▶ [WORK REQUIRED]: Return the line containing "Rebuild this chart", the line containing "const RED = '#e00000';", and every line between them, exactly as they stand. Output nothing else.

▶ [SUPPLIED ENTRIES]:
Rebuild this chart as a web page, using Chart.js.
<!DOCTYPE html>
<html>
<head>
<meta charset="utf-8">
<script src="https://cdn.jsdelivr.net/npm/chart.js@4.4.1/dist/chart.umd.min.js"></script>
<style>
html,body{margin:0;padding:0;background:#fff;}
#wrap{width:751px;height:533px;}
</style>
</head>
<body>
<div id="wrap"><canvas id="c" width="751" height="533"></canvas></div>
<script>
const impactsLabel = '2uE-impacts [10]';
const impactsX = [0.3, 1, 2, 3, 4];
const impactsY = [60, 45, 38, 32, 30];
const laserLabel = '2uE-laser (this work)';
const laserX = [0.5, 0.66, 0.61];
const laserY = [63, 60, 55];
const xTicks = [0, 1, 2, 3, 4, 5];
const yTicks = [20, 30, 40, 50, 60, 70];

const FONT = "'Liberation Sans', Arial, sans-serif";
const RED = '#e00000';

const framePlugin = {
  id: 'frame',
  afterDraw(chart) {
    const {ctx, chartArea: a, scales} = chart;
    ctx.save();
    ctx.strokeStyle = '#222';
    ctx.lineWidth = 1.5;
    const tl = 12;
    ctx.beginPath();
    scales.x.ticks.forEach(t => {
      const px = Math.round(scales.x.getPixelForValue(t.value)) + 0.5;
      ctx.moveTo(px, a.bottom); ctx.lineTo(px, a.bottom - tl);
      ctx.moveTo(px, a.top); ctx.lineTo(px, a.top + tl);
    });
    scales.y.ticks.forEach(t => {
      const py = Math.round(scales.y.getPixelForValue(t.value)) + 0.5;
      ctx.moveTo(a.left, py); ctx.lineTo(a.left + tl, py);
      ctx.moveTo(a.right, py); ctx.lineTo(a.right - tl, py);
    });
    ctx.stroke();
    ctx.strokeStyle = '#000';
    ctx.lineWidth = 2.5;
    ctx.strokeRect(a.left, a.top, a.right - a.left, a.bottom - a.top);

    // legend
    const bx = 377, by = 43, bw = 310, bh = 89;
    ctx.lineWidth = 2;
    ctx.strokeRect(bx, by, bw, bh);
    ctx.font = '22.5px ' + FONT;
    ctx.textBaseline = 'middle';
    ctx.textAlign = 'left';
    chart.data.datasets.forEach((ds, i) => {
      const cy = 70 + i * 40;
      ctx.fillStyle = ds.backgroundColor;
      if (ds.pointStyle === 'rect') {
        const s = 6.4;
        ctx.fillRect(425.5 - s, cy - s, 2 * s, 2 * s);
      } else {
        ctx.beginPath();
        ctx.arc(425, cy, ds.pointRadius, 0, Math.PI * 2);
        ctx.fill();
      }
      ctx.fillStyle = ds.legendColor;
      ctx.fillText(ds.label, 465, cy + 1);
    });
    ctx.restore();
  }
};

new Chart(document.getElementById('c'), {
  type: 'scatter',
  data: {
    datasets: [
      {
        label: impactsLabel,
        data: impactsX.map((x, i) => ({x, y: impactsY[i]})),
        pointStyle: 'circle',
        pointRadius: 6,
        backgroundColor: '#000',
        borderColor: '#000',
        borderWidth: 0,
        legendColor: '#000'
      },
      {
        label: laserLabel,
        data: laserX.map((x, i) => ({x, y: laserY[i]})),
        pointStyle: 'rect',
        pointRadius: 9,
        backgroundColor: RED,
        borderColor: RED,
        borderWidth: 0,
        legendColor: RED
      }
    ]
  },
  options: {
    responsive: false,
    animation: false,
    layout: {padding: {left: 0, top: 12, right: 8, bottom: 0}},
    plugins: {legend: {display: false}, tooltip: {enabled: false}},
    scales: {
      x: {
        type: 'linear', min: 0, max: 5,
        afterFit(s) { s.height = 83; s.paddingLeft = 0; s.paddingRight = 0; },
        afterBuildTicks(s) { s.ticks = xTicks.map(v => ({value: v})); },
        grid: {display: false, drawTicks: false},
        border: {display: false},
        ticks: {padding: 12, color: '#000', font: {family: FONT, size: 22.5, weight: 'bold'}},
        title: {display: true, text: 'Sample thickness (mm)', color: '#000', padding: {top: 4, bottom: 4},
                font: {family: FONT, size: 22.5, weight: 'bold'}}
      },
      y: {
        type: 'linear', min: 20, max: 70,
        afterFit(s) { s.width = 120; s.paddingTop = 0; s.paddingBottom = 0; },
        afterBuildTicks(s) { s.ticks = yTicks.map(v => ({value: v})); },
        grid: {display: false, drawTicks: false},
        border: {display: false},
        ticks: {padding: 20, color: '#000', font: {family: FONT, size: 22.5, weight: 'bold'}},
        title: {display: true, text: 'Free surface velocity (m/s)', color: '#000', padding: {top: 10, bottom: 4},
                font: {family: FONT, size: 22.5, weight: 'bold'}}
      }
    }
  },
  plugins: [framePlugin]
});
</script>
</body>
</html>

--

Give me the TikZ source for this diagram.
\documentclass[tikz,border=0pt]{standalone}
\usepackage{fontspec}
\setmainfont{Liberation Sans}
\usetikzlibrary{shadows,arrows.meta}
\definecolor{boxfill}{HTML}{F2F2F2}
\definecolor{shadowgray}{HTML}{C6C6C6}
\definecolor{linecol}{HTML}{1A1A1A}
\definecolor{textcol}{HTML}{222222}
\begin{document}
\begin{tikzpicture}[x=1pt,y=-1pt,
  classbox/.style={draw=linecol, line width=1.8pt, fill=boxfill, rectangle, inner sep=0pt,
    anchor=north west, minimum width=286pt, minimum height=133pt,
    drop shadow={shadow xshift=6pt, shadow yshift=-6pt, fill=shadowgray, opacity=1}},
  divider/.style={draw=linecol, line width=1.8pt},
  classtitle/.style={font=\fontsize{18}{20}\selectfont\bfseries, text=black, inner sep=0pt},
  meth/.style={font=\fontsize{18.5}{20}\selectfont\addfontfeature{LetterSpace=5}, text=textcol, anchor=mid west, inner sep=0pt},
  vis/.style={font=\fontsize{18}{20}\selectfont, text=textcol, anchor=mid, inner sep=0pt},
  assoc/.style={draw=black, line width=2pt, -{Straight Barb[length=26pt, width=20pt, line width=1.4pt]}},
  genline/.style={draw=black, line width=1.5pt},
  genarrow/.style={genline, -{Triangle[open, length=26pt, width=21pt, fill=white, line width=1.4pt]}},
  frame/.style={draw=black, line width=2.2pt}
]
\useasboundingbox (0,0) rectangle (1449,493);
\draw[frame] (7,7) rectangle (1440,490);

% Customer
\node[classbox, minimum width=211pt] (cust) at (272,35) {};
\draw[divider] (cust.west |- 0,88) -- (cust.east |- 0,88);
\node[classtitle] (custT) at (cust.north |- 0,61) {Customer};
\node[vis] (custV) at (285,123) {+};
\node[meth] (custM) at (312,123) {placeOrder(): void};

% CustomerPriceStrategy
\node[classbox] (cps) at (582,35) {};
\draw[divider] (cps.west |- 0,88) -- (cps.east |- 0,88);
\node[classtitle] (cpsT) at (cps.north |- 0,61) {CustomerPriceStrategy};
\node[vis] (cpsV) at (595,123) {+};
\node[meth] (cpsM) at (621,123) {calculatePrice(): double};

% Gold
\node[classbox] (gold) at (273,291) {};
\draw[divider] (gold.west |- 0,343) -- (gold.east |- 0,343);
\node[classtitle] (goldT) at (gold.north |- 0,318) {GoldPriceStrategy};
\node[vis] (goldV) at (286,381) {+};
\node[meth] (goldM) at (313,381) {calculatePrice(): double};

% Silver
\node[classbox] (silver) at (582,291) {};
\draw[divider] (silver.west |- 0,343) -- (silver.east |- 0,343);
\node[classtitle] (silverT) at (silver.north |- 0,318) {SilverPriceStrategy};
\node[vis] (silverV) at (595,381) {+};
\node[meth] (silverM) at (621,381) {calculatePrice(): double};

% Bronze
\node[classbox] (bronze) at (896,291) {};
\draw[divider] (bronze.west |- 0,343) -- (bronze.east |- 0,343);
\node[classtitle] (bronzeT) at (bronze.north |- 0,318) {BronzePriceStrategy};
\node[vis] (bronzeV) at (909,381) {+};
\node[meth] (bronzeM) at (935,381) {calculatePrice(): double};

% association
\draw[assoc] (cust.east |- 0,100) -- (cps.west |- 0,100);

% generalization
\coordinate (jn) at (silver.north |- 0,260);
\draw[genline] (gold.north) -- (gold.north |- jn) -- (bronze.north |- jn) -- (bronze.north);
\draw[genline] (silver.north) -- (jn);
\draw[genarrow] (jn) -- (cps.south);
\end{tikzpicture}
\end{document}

▶ [COMPLETE RESPONSE]:
Rebuild this chart as a web page, using Chart.js.
<!DOCTYPE html>
<html>
<head>
<meta charset="utf-8">
<script src="https://cdn.jsdelivr.net/npm/chart.js@4.4.1/dist/chart.umd.min.js"></script>
<style>
html,body{margin:0;padding:0;background:#fff;}
#wrap{width:751px;height:533px;}
</style>
</head>
<body>
<div id="wrap"><canvas id="c" width="751" height="533"></canvas></div>
<script>
const impactsLabel = '2uE-impacts [10]';
const impactsX = [0.3, 1, 2, 3, 4];
const impactsY = [60, 45, 38, 32, 30];
const laserLabel = '2uE-laser (this work)';
const laserX = [0.5, 0.66, 0.61];
const laserY = [63, 60, 55];
const xTicks = [0, 1, 2, 3, 4, 5];
const yTicks = [20, 30, 40, 50, 60, 70];

const FONT = "'Liberation Sans', Arial, sans-serif";
const RED = '#e00000';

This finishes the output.